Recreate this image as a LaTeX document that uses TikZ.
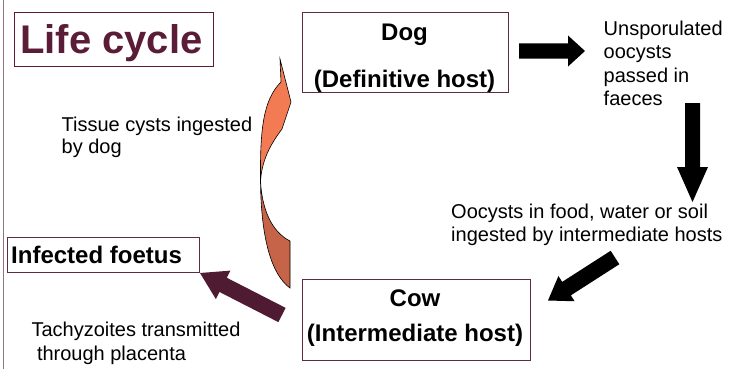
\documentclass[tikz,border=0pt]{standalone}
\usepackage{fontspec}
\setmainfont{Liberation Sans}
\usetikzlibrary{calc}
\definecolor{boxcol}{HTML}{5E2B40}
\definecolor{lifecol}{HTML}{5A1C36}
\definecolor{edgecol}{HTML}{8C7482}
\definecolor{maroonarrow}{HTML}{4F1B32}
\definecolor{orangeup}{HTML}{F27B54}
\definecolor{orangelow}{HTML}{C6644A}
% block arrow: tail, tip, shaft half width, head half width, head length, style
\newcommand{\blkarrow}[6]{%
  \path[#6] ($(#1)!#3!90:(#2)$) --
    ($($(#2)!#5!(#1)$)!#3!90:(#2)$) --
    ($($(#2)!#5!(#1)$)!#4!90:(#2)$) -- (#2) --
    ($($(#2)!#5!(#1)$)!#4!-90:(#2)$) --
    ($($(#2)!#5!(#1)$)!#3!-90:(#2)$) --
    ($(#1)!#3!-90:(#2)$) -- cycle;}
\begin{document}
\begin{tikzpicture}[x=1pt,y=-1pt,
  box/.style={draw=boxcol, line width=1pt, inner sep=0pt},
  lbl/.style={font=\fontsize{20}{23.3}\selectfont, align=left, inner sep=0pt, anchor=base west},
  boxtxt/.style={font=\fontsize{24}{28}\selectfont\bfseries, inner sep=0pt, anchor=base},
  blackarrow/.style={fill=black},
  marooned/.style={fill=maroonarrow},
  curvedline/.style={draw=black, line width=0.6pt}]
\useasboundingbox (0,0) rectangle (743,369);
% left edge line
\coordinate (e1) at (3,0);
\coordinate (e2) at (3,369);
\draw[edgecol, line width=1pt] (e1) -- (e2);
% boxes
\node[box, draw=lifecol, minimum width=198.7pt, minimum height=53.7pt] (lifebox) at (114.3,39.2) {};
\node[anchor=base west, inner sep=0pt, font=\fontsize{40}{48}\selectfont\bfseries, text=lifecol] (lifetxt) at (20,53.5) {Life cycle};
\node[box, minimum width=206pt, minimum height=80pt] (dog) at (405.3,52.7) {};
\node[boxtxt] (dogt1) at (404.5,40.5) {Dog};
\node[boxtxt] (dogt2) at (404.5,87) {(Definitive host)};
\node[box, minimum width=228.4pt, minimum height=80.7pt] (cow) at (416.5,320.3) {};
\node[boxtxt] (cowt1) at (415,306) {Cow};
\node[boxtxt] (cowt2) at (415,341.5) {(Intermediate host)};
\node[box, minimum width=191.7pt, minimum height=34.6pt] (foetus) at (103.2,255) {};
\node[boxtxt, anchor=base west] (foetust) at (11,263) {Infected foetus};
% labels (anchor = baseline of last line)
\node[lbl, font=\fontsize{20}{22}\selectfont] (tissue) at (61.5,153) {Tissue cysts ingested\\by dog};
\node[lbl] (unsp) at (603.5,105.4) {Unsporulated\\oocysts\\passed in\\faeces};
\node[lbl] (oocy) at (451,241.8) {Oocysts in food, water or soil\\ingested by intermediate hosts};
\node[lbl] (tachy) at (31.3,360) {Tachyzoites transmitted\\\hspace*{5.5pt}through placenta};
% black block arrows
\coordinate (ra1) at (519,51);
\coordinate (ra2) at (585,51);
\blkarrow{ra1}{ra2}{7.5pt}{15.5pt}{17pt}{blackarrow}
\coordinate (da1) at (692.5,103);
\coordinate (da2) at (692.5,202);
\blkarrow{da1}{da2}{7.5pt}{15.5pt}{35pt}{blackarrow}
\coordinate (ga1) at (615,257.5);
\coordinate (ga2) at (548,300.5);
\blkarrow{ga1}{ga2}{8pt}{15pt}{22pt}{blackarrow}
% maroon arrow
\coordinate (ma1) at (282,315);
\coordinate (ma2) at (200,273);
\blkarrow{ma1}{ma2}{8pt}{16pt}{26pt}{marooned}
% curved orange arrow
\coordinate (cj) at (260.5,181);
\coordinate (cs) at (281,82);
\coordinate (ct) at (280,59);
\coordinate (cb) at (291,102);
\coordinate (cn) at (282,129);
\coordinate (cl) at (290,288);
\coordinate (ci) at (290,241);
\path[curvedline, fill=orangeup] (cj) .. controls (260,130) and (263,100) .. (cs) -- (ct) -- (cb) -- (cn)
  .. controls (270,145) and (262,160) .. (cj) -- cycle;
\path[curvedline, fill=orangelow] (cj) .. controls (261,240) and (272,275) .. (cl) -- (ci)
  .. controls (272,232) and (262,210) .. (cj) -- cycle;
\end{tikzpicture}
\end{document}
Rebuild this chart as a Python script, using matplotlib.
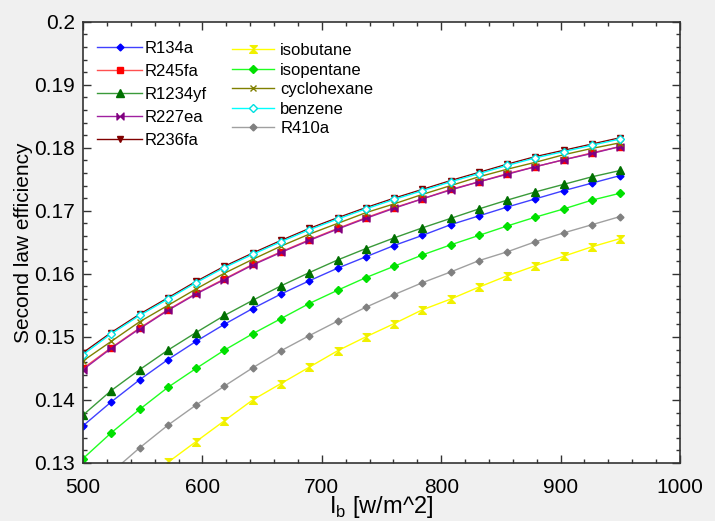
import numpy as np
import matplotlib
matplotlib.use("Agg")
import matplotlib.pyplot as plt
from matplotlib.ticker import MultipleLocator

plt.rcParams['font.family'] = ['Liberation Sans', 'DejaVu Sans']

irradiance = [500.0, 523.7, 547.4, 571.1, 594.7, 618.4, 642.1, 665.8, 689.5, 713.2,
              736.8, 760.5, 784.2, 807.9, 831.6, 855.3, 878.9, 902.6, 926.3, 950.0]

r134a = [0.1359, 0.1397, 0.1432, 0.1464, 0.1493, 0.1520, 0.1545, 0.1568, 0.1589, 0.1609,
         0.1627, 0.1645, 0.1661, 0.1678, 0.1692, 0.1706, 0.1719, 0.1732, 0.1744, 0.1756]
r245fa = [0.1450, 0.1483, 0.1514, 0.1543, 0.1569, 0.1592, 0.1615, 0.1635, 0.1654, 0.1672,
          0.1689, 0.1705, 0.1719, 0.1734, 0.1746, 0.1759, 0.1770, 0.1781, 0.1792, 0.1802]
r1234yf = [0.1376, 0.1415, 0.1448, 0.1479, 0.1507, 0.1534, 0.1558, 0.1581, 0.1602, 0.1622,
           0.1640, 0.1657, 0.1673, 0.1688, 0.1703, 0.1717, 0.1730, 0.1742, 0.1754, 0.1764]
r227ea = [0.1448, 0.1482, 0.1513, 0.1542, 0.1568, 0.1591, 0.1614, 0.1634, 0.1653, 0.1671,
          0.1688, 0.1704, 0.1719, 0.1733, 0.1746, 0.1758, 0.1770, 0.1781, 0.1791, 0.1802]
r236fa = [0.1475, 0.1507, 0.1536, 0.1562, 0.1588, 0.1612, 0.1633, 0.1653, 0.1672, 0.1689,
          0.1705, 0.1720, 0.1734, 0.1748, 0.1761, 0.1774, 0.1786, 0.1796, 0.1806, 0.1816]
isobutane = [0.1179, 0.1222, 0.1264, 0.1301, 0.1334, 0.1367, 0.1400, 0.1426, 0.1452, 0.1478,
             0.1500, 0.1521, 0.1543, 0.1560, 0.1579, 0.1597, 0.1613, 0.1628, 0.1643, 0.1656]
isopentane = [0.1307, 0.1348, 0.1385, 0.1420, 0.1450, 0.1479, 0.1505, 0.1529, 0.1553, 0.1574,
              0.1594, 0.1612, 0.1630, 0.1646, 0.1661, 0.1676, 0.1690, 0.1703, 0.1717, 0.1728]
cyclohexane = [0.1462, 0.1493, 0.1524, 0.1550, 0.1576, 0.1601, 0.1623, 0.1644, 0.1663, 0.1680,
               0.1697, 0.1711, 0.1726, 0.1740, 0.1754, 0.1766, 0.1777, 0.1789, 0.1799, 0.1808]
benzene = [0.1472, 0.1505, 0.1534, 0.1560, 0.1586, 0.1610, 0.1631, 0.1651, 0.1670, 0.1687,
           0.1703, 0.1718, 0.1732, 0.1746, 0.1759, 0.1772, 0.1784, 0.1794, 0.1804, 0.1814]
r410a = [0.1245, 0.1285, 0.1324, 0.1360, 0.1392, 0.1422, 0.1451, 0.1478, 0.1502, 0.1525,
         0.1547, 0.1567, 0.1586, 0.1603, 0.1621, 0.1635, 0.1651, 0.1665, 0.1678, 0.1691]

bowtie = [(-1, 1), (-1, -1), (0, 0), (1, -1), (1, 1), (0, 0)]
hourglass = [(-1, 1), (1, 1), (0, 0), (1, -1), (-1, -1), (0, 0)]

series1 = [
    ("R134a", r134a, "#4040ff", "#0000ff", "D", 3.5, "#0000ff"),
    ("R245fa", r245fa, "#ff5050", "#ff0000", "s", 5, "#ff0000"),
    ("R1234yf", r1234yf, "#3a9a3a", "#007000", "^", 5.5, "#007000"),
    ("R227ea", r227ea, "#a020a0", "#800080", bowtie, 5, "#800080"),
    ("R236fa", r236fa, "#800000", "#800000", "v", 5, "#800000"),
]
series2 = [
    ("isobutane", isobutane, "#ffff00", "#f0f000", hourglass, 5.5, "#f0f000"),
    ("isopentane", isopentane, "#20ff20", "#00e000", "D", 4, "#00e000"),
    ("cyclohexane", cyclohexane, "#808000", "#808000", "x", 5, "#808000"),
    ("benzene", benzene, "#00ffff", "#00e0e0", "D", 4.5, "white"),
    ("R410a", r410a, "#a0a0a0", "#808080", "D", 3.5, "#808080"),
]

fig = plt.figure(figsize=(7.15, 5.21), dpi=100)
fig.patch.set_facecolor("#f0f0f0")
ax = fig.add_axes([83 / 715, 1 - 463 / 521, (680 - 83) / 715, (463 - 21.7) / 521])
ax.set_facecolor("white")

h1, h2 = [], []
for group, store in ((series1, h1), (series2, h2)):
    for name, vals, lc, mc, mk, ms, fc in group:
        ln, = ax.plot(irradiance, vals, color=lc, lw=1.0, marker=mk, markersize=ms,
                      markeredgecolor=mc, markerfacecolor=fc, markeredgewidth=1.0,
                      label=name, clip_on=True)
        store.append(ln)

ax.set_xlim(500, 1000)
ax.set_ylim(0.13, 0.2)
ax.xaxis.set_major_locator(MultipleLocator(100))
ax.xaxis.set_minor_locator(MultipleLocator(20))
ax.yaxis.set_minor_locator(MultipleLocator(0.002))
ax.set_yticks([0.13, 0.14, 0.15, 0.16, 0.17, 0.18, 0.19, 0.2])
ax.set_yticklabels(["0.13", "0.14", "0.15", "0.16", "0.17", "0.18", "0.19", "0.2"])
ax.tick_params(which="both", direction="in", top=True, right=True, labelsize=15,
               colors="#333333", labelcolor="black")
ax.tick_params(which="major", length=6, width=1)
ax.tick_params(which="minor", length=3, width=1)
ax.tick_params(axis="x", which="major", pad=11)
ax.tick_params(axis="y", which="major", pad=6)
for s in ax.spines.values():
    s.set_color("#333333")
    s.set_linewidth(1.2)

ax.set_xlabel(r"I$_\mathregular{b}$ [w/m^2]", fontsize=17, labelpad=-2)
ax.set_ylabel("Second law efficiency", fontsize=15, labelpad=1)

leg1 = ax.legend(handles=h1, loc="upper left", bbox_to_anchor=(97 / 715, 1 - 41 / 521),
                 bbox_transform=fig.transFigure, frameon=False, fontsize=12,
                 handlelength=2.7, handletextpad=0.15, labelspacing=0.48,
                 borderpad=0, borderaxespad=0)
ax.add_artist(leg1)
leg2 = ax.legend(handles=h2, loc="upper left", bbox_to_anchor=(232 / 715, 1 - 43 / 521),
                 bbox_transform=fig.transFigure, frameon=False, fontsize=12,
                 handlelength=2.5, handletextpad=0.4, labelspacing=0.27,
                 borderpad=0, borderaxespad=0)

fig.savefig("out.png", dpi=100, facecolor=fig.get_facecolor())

==========

DIRECTIVE:
Quote exactly what appears from the line containing "Rebuild this chart" through the line containing "from matplotlib.ticker import MultipleLocator", both included, except for the pictures, and nothing more.

OUTPUT OF THE TASK:
Rebuild this chart as a Python script, using matplotlib.
import numpy as np
import matplotlib
matplotlib.use("Agg")
import matplotlib.pyplot as plt
from matplotlib.ticker import MultipleLocator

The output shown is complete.